**AIM OF THE TASK**. Exactly as written, retype the listing below, omitting the pictures.

**DATASET CONTENT**.
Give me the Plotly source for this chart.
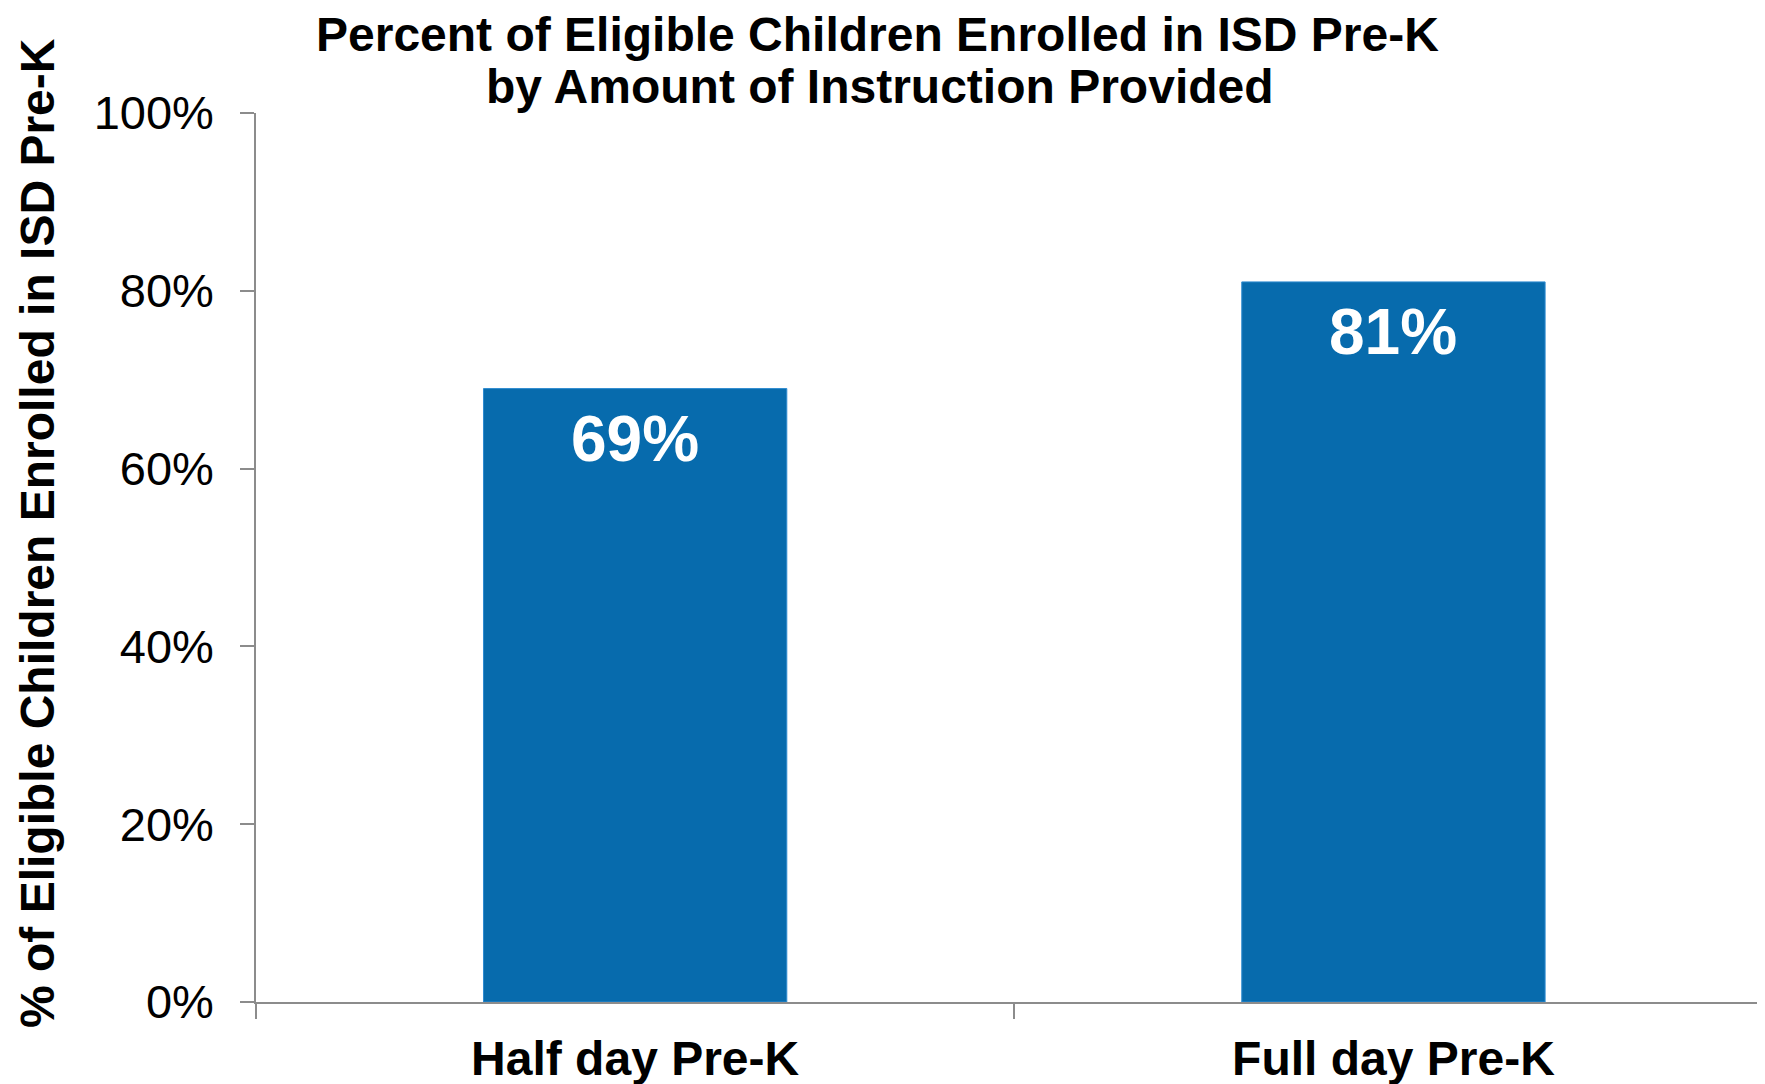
import plotly.graph_objects as go

categories = ["Half day Pre-K", "Full day Pre-K"]
values = [0.69, 0.81]
value_labels = ["69%", "81%"]
title_lines = ["Percent of Eligible Children Enrolled in ISD Pre-K",
               "by Amount of Instruction Provided"]
y_title = "% of Eligible Children Enrolled in ISD Pre-K"
y_ticks = [0, 0.2, 0.4, 0.6, 0.8, 1.0]

FONT = "Arial, Liberation Sans, sans-serif"
BAR = "#076BAD"
AXIS = "#8C8C8C"

# page has an 8px body margin; figure coordinates are page - 8
W, H = 1757, 1076
L, R, T, B = 248, 0, 105, 82
PH = H - T - B  # plot height


def py(page_y):
    """paper y from page pixel y"""
    return ((H - B) - (page_y - 8)) / PH


def px(page_x):
    return ((page_x - 8) - L) / (W - L - R)


fig = go.Figure()
fig.add_trace(go.Bar(
    x=categories, y=values,
    marker=dict(color=BAR, line=dict(color="#2E8BD0", width=1)),
    width=0.4,
    hoverinfo="skip",
))

for cat, val, lab in zip(categories, values, value_labels):
    fig.add_annotation(x=cat, y=val, text=f"<b>{lab}</b>", showarrow=False,
                       xanchor="center", yanchor="middle", yshift=-50,
                       font=dict(family=FONT, size=64, color="white"))

fig.update_layout(
    width=W, height=H,
    margin=dict(l=L, r=R, t=T, b=B, autoexpand=False),
    paper_bgcolor="white", plot_bgcolor="white",
    showlegend=False,
    font=dict(family=FONT, color="black"),
    xaxis=dict(
        type="category", range=[-0.5, 1.49],
        showline=True, linecolor=AXIS, linewidth=1.5,
        ticks="outside", tickson="boundaries", ticklen=15,
        tickcolor=AXIS, tickwidth=1.5,
        showgrid=False, zeroline=False,
        tickfont=dict(family=FONT, size=48, color="black", weight="bold"),
        ticklabelstandoff=14,
    ),
    yaxis=dict(
        range=[0, 1], tickvals=y_ticks, tickformat=".0%",
        showline=True, linecolor=AXIS, linewidth=1.5,
        ticks="outside", ticklen=14, tickcolor=AXIS, tickwidth=1.5,
        showgrid=False, zeroline=False,
        tickfont=dict(family=FONT, size=47, color="black"),
        ticklabelstandoff=17,
    ),
)

fig.add_annotation(text=f"<b>{title_lines[0]}</b>", xref="paper", yref="paper",
                   x=px(877), y=py(34), xanchor="center", yanchor="middle",
                   showarrow=False, font=dict(family=FONT, size=48, color="black"))
fig.add_annotation(text=f"<b>{title_lines[1]}</b>", xref="paper", yref="paper",
                   x=px(880), y=py(87), xanchor="center", yanchor="middle",
                   showarrow=False, font=dict(family=FONT, size=48, color="black"))
fig.add_annotation(text=f"<b>{y_title}</b>", xref="paper", yref="paper",
                   x=px(37), y=py(533), xanchor="center", yanchor="middle",
                   textangle=-90, showarrow=False,
                   font=dict(family=FONT, size=48, color="black"))

fig.write_html("out.html")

**THE RESPONSE**.
Give me the Plotly source for this chart.
import plotly.graph_objects as go

categories = ["Half day Pre-K", "Full day Pre-K"]
values = [0.69, 0.81]
value_labels = ["69%", "81%"]
title_lines = ["Percent of Eligible Children Enrolled in ISD Pre-K",
               "by Amount of Instruction Provided"]
y_title = "% of Eligible Children Enrolled in ISD Pre-K"
y_ticks = [0, 0.2, 0.4, 0.6, 0.8, 1.0]

FONT = "Arial, Liberation Sans, sans-serif"
BAR = "#076BAD"
AXIS = "#8C8C8C"

# page has an 8px body margin; figure coordinates are page - 8
W, H = 1757, 1076
L, R, T, B = 248, 0, 105, 82
PH = H - T - B  # plot height


def py(page_y):
    """paper y from page pixel y"""
    return ((H - B) - (page_y - 8)) / PH


def px(page_x):
    return ((page_x - 8) - L) / (W - L - R)


fig = go.Figure()
fig.add_trace(go.Bar(
    x=categories, y=values,
    marker=dict(color=BAR, line=dict(color="#2E8BD0", width=1)),
    width=0.4,
    hoverinfo="skip",
))

for cat, val, lab in zip(categories, values, value_labels):
    fig.add_annotation(x=cat, y=val, text=f"<b>{lab}</b>", showarrow=False,
                       xanchor="center", yanchor="middle", yshift=-50,
                       font=dict(family=FONT, size=64, color="white"))

fig.update_layout(
    width=W, height=H,
    margin=dict(l=L, r=R, t=T, b=B, autoexpand=False),
    paper_bgcolor="white", plot_bgcolor="white",
    showlegend=False,
    font=dict(family=FONT, color="black"),
    xaxis=dict(
        type="category", range=[-0.5, 1.49],
        showline=True, linecolor=AXIS, linewidth=1.5,
        ticks="outside", tickson="boundaries", ticklen=15,
        tickcolor=AXIS, tickwidth=1.5,
        showgrid=False, zeroline=False,
        tickfont=dict(family=FONT, size=48, color="black", weight="bold"),
        ticklabelstandoff=14,
    ),
    yaxis=dict(
        range=[0, 1], tickvals=y_ticks, tickformat=".0%",
        showline=True, linecolor=AXIS, linewidth=1.5,
        ticks="outside", ticklen=14, tickcolor=AXIS, tickwidth=1.5,
        showgrid=False, zeroline=False,
        tickfont=dict(family=FONT, size=47, color="black"),
        ticklabelstandoff=17,
    ),
)

fig.add_annotation(text=f"<b>{title_lines[0]}</b>", xref="paper", yref="paper",
                   x=px(877), y=py(34), xanchor="center", yanchor="middle",
                   showarrow=False, font=dict(family=FONT, size=48, color="black"))
fig.add_annotation(text=f"<b>{title_lines[1]}</b>", xref="paper", yref="paper",
                   x=px(880), y=py(87), xanchor="center", yanchor="middle",
                   showarrow=False, font=dict(family=FONT, size=48, color="black"))
fig.add_annotation(text=f"<b>{y_title}</b>", xref="paper", yref="paper",
                   x=px(37), y=py(533), xanchor="center", yanchor="middle",
                   textangle=-90, showarrow=False,
                   font=dict(family=FONT, size=48, color="black"))

fig.write_html("out.html")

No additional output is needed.